*Short exercise:*
Reproduce the material that follows, please, but only from its first line to the line containing "770, 820, 920, 1000]", inclusive.

*Data provided:*
------------------------------

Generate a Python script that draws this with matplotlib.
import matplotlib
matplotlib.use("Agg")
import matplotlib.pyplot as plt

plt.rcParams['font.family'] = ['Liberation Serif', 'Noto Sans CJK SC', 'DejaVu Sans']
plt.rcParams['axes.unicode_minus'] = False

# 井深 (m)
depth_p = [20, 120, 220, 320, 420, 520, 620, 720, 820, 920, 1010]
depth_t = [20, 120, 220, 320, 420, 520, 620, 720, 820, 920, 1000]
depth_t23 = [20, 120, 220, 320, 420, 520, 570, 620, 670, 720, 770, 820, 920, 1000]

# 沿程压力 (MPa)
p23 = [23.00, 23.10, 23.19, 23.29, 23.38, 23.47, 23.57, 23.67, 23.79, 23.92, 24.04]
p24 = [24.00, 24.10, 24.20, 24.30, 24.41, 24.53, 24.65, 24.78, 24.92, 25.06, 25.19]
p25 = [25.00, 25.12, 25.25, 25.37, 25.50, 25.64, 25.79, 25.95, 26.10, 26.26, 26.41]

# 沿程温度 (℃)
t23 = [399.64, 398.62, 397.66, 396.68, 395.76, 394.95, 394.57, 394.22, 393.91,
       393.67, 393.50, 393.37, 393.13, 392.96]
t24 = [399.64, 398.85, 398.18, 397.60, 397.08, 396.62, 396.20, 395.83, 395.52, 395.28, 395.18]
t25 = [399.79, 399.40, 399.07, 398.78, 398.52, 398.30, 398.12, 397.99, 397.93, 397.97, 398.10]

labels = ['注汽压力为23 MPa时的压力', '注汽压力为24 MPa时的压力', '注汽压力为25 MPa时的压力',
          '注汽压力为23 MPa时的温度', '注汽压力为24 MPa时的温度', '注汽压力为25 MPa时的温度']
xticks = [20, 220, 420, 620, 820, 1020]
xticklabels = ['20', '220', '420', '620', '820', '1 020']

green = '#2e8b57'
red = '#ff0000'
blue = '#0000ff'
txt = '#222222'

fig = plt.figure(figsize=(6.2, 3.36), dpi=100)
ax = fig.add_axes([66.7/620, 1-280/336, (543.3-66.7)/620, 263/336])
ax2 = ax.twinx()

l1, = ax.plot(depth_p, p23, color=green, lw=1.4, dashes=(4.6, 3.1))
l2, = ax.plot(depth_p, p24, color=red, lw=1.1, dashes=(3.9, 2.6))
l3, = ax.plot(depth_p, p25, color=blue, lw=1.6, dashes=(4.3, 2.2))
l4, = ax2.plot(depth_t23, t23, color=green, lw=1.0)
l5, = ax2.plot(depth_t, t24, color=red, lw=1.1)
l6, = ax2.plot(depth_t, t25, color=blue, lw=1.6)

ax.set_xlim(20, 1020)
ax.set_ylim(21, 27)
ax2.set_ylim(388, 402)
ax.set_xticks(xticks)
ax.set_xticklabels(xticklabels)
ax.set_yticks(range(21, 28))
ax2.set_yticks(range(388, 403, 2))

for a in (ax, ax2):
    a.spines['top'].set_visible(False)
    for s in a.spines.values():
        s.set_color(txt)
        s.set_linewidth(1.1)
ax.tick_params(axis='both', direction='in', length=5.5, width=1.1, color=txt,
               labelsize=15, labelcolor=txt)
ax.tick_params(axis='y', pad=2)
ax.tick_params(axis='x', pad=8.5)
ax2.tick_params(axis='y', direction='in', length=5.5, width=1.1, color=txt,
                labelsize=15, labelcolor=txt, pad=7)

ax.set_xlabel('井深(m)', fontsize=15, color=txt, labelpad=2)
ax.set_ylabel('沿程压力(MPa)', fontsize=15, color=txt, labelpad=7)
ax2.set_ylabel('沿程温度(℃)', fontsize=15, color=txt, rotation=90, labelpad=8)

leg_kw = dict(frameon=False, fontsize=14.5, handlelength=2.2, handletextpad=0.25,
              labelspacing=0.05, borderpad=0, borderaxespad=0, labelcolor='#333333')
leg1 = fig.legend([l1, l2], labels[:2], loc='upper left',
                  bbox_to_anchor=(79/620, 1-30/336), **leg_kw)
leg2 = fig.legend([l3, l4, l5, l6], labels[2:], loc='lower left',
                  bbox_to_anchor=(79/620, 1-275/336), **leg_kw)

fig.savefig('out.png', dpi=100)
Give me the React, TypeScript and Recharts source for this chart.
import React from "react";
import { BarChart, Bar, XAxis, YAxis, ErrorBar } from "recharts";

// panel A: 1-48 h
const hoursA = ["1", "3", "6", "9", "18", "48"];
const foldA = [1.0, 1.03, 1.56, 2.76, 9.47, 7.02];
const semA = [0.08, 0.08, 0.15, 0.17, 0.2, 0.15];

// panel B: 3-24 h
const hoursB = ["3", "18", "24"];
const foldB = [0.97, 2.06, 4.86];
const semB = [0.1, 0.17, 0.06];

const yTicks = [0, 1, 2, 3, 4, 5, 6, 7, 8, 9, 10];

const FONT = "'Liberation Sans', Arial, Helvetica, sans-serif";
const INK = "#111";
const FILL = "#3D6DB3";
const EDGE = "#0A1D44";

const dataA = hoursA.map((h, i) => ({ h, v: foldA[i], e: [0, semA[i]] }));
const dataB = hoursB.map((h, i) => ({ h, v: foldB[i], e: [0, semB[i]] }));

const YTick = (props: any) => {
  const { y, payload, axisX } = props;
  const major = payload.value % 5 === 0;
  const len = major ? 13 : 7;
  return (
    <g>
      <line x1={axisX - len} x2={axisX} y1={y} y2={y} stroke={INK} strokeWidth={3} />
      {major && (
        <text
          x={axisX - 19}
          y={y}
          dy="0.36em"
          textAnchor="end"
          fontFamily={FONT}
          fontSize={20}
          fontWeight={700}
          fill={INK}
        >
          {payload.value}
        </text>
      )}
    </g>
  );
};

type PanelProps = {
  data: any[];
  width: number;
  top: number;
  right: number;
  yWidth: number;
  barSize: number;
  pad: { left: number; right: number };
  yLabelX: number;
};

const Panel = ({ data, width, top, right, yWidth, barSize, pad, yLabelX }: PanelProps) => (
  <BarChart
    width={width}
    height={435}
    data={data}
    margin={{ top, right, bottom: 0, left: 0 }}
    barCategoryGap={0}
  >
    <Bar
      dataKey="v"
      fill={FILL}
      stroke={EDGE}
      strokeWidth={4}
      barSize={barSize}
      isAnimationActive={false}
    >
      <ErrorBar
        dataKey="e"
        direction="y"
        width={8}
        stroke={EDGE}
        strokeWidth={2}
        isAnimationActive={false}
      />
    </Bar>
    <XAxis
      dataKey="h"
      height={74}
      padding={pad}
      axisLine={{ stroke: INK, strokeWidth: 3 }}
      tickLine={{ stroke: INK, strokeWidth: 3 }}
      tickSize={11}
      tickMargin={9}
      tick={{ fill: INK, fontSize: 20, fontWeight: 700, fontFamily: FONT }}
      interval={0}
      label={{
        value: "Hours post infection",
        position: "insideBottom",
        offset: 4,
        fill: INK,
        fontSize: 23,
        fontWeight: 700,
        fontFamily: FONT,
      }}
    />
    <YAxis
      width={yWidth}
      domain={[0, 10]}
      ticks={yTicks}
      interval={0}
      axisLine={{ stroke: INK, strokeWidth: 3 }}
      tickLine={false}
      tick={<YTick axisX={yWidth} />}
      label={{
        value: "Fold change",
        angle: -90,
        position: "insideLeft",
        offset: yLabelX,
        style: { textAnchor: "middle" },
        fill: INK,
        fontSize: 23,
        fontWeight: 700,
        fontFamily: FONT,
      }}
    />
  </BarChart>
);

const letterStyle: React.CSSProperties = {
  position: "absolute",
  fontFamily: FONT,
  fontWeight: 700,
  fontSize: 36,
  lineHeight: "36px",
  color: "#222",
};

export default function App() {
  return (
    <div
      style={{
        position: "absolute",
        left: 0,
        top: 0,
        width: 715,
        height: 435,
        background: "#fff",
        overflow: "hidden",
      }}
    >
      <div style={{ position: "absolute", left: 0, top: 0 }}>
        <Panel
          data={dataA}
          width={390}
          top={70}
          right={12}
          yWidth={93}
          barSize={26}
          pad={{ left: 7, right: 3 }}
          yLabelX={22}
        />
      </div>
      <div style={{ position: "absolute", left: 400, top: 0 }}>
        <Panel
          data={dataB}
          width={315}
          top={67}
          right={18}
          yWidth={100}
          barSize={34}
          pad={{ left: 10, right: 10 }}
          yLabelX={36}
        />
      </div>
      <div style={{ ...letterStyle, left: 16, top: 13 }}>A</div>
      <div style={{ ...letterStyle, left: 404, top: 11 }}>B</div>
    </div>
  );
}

------------------------------

*Task output:*
Generate a Python script that draws this with matplotlib.
import matplotlib
matplotlib.use("Agg")
import matplotlib.pyplot as plt

plt.rcParams['font.family'] = ['Liberation Serif', 'Noto Sans CJK SC', 'DejaVu Sans']
plt.rcParams['axes.unicode_minus'] = False

# 井深 (m)
depth_p = [20, 120, 220, 320, 420, 520, 620, 720, 820, 920, 1010]
depth_t = [20, 120, 220, 320, 420, 520, 620, 720, 820, 920, 1000]
depth_t23 = [20, 120, 220, 320, 420, 520, 570, 620, 670, 720, 770, 820, 920, 1000]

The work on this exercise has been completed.